Establish a few ground rules
Most people are brought up in a certain way and grow up believing that a particular way of doing things is better than others. Though most of the times adults outgrow such prejudices as they gain experience and maturity, but even tolerant people retain a surprising number of untested assumptions shaped by life experience. Thus once you move in with your partner, you may start having slight-to-serious differences in your beliefs about what is "normal." From doing laundry to dealing with stress, you probably tend to think that your way is the way, but your partner may not necessarily share your view. In case of couples from different cultures, religions and races, such diverging lifestyles and values may prove to be even more of a stumbling block. The best way to avoid this is to establish a few ground rules from the beginning. Whether it’s “Keep the toilet seat down,” “No bread crumbs in bed,” or “Dirty clothes go in the hamper, not on the floor,” getting clear on one another’s guidelines will iron out many niggling issues of sharing a home. The mundane realities of living together are not really the stuff of romance, but you can focus on making the best of what you’ve got by getting clear on your shared boundaries.
Whether you and your partner are moving into a new place together or one of you is moving into the other’s home, try and work on the living arrangements together. while a new house may need painting, papering and furnishing, even in an already set-up house, making room for another will require moving about furniture, new storage space as well as putting up knick-knacks. Collaborating on the décor will not only bring you closer, it will give each of you a sense of ownership in your new abode. On a deeper level a home makeover gives you the chance to find out how you work together as you blend your lives.
Thrash out Housework issues
Most couples move in together without giving a thought to who is going to take care of what in the shared household. In case of marriage the gender roles are roughly pre-determined – for instance cleaning and cooking is usually the lot of wives while vehicle maintenance and repair jobs are taken up by the husbands. But living together presents a peculiar situation – the conditions simulate marriage but are not held down by marital expectations. This makes household chores and responsibilities even harder to fix – thus a woman from a traditional culture may be expected to cook for and clean up after her husband.
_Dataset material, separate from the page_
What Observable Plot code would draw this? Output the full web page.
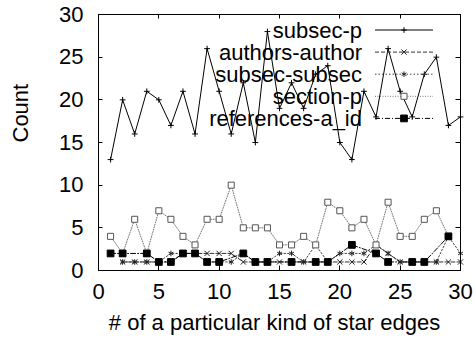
<!DOCTYPE html>
<html><head><meta charset="utf-8">
<script src="https://cdn.jsdelivr.net/npm/d3@7"></script>
<script src="https://cdn.jsdelivr.net/npm/@observablehq/plot@0.6"></script>
<style>body{margin:0;background:#fff} svg{display:block}</style>
</head><body><div id="chart"></div>
<script>
// ---- data ----
const seriesNames = ["subsec-p", "authors-author", "subsec-subsec", "section-p", "references-a_id"];

const subsecPX = [1,2,3,4,5,6,7,8,9,10,11,12,13,14,15,16,17,18,19,20,21,22,23,24,25,26,27,28,29,30];
const subsecP  = [13,20,16,21,20,17,21,16,26,21,16,22,15,28,19,22,19,23,24,15,13,21,18,26,21,18,23,25,17,18];

const authorsX = [2,3,4,5,6,7,8,9,10,11,12,13,14,15,16,17,18,19,20,21,22,23,24,25,26,27,28,29,30];
const authors  = [1,1,1,1,1,2,2,2,2,2,1,1,1,1,1,1,1,1,1,1,1,3,2,1,1,1,1,1,1];

const subsecSubX = [2,3,4,5,6,7,8,9,10,11,12,13,14,15,16,17,18,19,20,21,22,23,24,25,26,27,28,29,30];
const subsecSub  = [1,1,1,1,2,2,2,1,1,1,2,1,1,2,2,1,3,1,2,2,2,3,2,1,1,1,1,4,2];

const sectionPX = [1,2,3,4,5,6,7,8,9,10,11,12,13,14,15,16,17,18,19,20,21,22,23,24,25,26,27,28,29];
const sectionP  = [4,2,6,2,7,6,4,3,6,6,10,5,5,5,3,3,4,3,8,7,5,6,3,8,4,4,6,7,4];

const refsX = [1,2,4,5,6,7,8,9,10,12,13,14,16,18,19,21,23,24,26,27,29];
const refs  = [2,2,2,1,1,2,2,1,1,2,1,1,1,1,1,3,2,1,1,1,4];

const xTicks = [0,5,10,15,20,25,30];
const yTicks = [0,5,10,15,20,25,30];
const xLabel = "# of a particular kind of star edges";
const yLabel = "Count";

// ---- styles ----
const seriesX = [subsecPX, authorsX, subsecSubX, sectionPX, refsX];
const seriesY = [subsecP, authors, subsecSub, sectionP, refs];
const styles = [
  {stroke: "#000", dash: null,        symbol: "plus",     r: 2,   mstroke: "#000", mfill: "none"},
  {stroke: "#333", dash: "4,2",       symbol: "times",    r: 2.5, mstroke: "#222", mfill: "none"},
  {stroke: "#444", dash: "1.5,2",     symbol: "asterisk", r: 2.6, mstroke: "#222", mfill: "none"},
  {stroke: "#777", dash: "1,1.5",     symbol: "square",   r: 3.4, mstroke: "#555", mfill: "#fff"},
  {stroke: "#000", dash: "5,2,1,2",   symbol: "square",   r: 3.8, mstroke: "#000", mfill: "#000"}
];
const d3Symbols = {plus: d3.symbolPlus, times: d3.symbolTimes, asterisk: d3.symbolAsterisk, square: d3.symbolSquare};

const tables = seriesNames.map((name, i) => seriesX[i].map((x, j) => ({series: name, x, y: seriesY[i][j]})));

const marks = [];
tables.forEach((rows, i) => {
  const s = styles[i];
  marks.push(Plot.line(rows, {x: "x", y: "y", stroke: s.stroke, strokeWidth: 1, strokeDasharray: s.dash}));
});
tables.forEach((rows, i) => {
  const s = styles[i];
  marks.push(Plot.dot(rows, {x: "x", y: "y", symbol: () => s.symbol, r: s.r, stroke: s.mstroke, fill: s.mfill, strokeWidth: 1}));
});

// inward ticks on all four sides, from the plot scales
function ticksMark(index, scales, values, dim) {
  const g = d3.create("svg:g").attr("stroke", "#000").attr("stroke-width", 1);
  const L = dim.marginLeft, R = dim.width - dim.marginRight, T = dim.marginTop, B = dim.height - dim.marginBottom;
  const len = 4.5;
  for (const t of xTicks) {
    const x = Math.round(scales.x(t)) + 0.5;
    g.append("line").attr("x1", x).attr("x2", x).attr("y1", B).attr("y2", B - len);
    g.append("line").attr("x1", x).attr("x2", x).attr("y1", T).attr("y2", T + len);
  }
  for (const t of yTicks) {
    const y = Math.round(scales.y(t)) + 0.5;
    g.append("line").attr("y1", y).attr("y2", y).attr("x1", L).attr("x2", L + len);
    g.append("line").attr("y1", y).attr("y2", y).attr("x1", R).attr("x2", R - len);
  }
  return g.node();
}

// legend inside the frame, top right
function legendMark(index, scales, values, dim) {
  const g = d3.create("svg:g");
  const R = dim.width - dim.marginRight;
  const textX = R - 98, lineX1 = R - 85, lineX2 = R - 27, symX = R - 56;
  seriesNames.forEach((name, i) => {
    const s = styles[i];
    const y = dim.marginTop + 16 + i * 22.1;
    g.append("text").attr("x", textX).attr("y", y).attr("dy", "0.35em")
      .attr("text-anchor", "end").attr("fill", "#000").text(name);
    g.append("line").attr("x1", lineX1).attr("x2", lineX2).attr("y1", y).attr("y2", y)
      .attr("stroke", s.stroke).attr("stroke-dasharray", s.dash);
    const size = Math.PI * s.r * s.r;
    g.append("path").attr("d", d3.symbol(d3Symbols[s.symbol], size)())
      .attr("transform", `translate(${symX},${y})`)
      .attr("stroke", s.mstroke).attr("fill", s.mfill);
  });
  return g.node();
}

const chart = Plot.plot({
  width: 475,
  height: 339,
  marginLeft: 98,
  marginRight: 15,
  marginTop: 14,
  marginBottom: 69,
  style: {fontFamily: "'Liberation Sans', Arial, Helvetica, sans-serif", fontSize: "22px", color: "#000", background: "#fff"},
  x: {domain: [0, 30], label: null},
  y: {domain: [0, 30], label: null},
  marks: [
    ...marks,
    Plot.axisX({ticks: xTicks, tickSize: 0, tickPadding: 13, label: null, fontSize: 22}),
    Plot.axisY({ticks: yTicks, tickSize: 0, tickPadding: 15, label: null, fontSize: 22}),
    Plot.frame({stroke: "#000", strokeWidth: 1}),
    ticksMark,
    legendMark,
    Plot.text([xLabel], {text: d => d, frameAnchor: "bottom", lineAnchor: "bottom", dy: 59, dx: -5, fontSize: 22, fill: "#000"}),
    Plot.text([yLabel], {text: d => d, frameAnchor: "left", rotate: -90, dx: -78, fontSize: 22, fill: "#000"})
  ]
});
document.getElementById("chart").appendChild(chart);
</script>
</body></html>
But she may equally refuse since firstly she is not married to her partner and secondly this gender expectation is exactly what she is trying to avoid when she opts for cohabitation over marriage. bigger problems arise when one partner’s expectations of roles clash with another’s – thus if the female partner is a busy professional she would expect her boyfriend to pitch in with the cooking and dishes but he may think these as a woman’s job. Even when you and your partner have been brought up according to same cultural values, there may be differences - you may like doing chores together while your spouse may prefer a neat division of roles in the household. Over time repeated fights about gender roles and domestic responsibilities may wreck your relationship. Thus before moving in, try and deal with how you both are going to get the housework done – ideally it is best to divide the chores equally but there are also other options like hiring help or investing in gadgets. Ultimately find a formula that suits you both best but be sure to get the issue of housework out of the way before you move in. Nothing wrecks the mood faster than resentment over dirty dishes piled up in the kitchen sink.
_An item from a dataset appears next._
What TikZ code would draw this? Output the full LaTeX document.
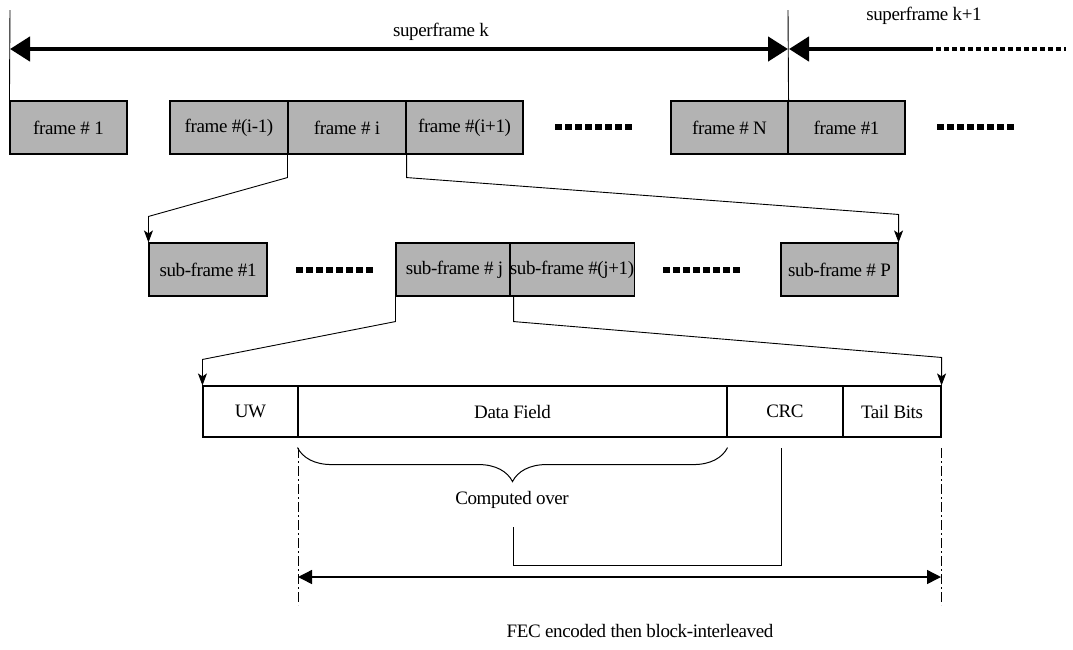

Come to an understanding on finances
The aspect of living together which would perhaps most sorely test a relationship is finding out who wears the pants. Ideally a relationship should be entirely equitable but in reality this seldom happens; usually the partner with a higher earning capacity or a stronger personality ends up having more control in a relationship. He/she decides which model of TV should be bought, what should be served for dinner and even perhaps where they should go for a weekend vacation. This is not really evident when two people are just dating since then it is not only about making good impressions but the fact that they living separately does not warrant taking of important decisions. It is only when you move in with your partner that you realize that there are power dynamics at play which are based on finances. So thrash out all money issues before you move in together. Discuss who is paying for what and whether expenses are to be divided equally or according to income of each partner. Are you going to have a joint account? What about insurance? Most importantly, make such discussions a part of your shared life. Check in with each other periodically to make sure you’re both on the same page financially. This will help you to set and save for common goals — say, a trip to Mexico, or buying a home — and create a sense of shared partnership.
Give each other space
After moving in together, it may tempting to spend every waking moment together. You are no longer separated by physical distance and you can barely keep your hands off each other. But remember to maintain each other privacy - for instance apart from taking the occasional romantic shower, keep all other bathroom activities private. Avoid disturbing your partner when he or she is working on a presentation and eavesdropping when he/she is talking on the phone. Most of all, make it a point to have quality time without each other. Now more than ever, it’s important to nurture your other relationships — including the relationship you have with yourself. Not only do those bonds give you a more well-rounded support system — one which you might need later on — but the time spent away will make your togetherness that much sweeter.
Keep the romance alive
Once the novelty of living together wears off, it can be tempting to fall back into familiar patterns of daily living. Thus you may want to spend your evenings ordering Chinese take-out and lounging about in your pajamas. Being too lazy to work at a relationship and taking one another for granted is one of the biggest mistakes married couple make - and you should avoid the trap. It is essential to the vitality of your relationship that you get out and explore the world together. See a band you love, catch a movie, work out together or party with friends. At home, express your appreciation for your lover by bringing her flowers, baking him a batch of cookies and putting on sexy lingerie. Keeping your romance alive while under one roof will give you the best of both worlds –dating and marriage – which is what living together is finally about.